Officials have said an SMR at Purdue could power not only the campus but also provide electricity to Indiana’s power grid, which as recently as 2020 received more than half its energy from coal-fired generation, according to the U.S. Energy Information Administration (EIA). The EIA said Indiana ranked third among states—behind only Texas and Missouri—in consumption of coal in 2020.
Several coal-fired plants have closed in the state in recent years, with more scheduled to be shuttered in the next few years, despite efforts by state lawmakers to prop up the coal industry. Lawmakers earlier this year, though, supported a measure to adopt rules around the use of SMRs.
‘Practical and Affordable’
Michael B. Cline, Purdue’s senior vice president for administrative operations, said, “This effort provides a timely opportunity for Purdue to work with our partners to explore whether nuclear energy can be a practical and affordable option to meet our long-term needs.”

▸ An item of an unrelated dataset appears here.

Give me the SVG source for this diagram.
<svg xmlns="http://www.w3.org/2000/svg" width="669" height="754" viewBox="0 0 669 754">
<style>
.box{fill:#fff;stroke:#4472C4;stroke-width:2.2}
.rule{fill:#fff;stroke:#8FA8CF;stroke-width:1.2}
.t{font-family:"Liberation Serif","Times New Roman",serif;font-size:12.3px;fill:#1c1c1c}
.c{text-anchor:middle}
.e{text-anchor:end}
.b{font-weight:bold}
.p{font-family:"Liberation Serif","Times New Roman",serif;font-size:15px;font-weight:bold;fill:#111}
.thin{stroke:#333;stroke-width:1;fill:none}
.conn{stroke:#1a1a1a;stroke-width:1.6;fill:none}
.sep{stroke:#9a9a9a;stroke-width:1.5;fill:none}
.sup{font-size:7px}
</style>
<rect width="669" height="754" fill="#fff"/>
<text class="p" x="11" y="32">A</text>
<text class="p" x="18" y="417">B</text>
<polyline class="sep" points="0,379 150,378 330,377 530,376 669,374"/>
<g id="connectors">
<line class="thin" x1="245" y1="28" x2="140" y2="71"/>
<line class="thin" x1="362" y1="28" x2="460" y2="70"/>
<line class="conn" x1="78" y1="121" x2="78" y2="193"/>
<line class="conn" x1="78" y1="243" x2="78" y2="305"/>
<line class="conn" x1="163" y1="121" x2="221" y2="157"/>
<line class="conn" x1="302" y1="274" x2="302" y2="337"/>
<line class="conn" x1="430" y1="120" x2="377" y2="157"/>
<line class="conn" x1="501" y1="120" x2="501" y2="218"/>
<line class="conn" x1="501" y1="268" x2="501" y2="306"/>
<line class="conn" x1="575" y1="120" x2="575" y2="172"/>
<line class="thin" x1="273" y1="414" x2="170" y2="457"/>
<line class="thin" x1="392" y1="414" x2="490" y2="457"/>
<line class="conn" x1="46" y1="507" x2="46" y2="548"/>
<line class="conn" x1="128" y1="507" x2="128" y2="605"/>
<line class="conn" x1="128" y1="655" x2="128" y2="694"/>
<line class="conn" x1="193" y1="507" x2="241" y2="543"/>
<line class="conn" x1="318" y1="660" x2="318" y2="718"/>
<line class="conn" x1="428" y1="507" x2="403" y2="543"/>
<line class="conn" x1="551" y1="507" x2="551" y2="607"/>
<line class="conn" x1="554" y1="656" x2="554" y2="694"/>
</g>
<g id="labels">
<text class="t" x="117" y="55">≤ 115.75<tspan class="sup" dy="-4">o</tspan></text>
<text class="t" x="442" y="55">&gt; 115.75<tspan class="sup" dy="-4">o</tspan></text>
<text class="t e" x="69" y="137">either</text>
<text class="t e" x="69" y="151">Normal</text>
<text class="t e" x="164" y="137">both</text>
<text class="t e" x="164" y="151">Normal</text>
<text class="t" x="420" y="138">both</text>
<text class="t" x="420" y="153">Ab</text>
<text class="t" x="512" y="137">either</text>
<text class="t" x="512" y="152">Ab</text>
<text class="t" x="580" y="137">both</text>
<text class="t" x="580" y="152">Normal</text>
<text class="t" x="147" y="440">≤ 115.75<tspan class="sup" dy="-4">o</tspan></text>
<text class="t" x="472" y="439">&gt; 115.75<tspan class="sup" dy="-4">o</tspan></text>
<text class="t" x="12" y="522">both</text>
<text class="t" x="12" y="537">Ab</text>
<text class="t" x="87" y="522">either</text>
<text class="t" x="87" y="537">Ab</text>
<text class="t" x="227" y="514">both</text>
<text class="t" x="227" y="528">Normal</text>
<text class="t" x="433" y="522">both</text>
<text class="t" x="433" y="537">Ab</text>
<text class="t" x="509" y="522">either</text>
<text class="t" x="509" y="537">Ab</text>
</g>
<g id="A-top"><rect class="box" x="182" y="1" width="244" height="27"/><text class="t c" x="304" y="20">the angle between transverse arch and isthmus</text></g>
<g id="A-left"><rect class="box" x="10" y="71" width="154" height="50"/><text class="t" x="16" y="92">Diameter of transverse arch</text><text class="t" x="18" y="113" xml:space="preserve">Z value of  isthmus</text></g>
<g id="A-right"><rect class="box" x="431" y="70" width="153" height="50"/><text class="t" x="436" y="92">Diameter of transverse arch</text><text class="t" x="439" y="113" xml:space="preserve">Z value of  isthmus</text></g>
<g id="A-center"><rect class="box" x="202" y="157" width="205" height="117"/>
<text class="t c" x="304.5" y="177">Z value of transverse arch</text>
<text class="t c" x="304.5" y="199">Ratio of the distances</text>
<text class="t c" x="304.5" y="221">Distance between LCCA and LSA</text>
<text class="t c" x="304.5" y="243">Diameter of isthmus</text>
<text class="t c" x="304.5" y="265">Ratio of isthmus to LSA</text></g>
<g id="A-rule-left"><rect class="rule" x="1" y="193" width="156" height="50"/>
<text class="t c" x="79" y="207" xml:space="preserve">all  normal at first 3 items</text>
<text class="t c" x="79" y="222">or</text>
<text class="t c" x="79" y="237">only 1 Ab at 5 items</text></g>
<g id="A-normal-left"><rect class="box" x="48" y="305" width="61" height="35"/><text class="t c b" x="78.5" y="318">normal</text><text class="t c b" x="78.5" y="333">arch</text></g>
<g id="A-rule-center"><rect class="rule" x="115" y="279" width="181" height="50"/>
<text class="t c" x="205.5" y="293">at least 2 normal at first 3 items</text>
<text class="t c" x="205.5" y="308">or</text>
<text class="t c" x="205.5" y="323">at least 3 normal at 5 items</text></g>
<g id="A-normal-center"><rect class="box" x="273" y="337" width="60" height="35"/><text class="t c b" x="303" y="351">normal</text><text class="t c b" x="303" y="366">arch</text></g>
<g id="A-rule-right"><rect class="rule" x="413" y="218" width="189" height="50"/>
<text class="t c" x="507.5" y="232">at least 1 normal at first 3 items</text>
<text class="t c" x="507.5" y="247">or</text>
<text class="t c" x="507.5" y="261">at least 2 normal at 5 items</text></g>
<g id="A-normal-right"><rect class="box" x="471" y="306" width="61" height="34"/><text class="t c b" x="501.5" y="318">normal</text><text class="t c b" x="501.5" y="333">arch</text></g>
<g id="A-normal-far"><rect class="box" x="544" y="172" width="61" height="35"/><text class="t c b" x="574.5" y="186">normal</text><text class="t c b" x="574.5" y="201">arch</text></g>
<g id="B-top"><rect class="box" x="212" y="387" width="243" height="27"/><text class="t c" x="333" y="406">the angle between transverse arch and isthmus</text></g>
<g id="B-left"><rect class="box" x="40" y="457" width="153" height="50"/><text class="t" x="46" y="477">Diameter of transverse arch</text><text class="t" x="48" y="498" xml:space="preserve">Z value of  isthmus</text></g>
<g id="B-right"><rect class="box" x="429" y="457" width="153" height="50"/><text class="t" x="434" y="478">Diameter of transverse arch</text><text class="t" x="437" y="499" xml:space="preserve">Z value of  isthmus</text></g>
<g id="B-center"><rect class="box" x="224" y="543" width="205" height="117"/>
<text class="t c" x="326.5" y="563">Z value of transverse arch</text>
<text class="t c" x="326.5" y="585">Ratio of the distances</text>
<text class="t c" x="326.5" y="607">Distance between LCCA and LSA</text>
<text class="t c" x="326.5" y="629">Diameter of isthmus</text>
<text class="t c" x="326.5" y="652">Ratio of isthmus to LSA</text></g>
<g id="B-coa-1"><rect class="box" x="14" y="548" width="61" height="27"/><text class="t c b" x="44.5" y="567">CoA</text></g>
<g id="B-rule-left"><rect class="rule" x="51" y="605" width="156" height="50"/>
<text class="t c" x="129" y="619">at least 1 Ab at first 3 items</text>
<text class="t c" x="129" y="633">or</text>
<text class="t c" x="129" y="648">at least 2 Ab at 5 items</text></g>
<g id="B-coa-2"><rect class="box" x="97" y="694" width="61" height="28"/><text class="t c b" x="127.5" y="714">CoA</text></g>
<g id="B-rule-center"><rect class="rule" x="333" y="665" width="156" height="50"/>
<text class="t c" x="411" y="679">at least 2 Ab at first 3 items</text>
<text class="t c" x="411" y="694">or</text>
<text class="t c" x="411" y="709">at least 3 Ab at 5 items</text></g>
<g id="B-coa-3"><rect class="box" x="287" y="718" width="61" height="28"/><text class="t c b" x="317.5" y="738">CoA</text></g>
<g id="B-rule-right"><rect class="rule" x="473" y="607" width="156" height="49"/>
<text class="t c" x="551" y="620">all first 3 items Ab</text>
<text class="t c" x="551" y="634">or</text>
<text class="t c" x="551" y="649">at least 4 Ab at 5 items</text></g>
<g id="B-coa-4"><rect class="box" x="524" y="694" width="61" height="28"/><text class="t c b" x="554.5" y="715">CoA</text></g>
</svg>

Purdue already is considered a leader in developing SMR technology, including the prefabrication of modules. Purdue researchers have pioneered, developed, and verified the steel-plate composite construction used in SMRs at the on-campus Bowen Laboratory through the Center for Structural Engineering and Nuclear Power Plants.
Amit Varma, Purdue’s Karl H. Kettelhut professor of Civil Engineering and director of the Bowen Laboratory of Large-Scale CE Research, said, “Steel-plate composite technology is fundamental to successfully deploying SMRs within budget and on schedule. We have the world’s pre-eminent team and facilities to conduct the testing, analysis, design, and construction demonstration to actualize the potential of this technology.”
Officials on Wednesday said a series of meetings and joint studies about the SMR project will begin in the next few weeks, as part of the school’s sustainability plan.
Duke Energy, headquartered in Charlotte, North Carolina, operates the largest regulated nuclear fleet in the U.S., with 11 reactors at six plant sites in North Carolina and South Carolina. The utility’s nuclear plants have total power generation capacity of about 11 GW.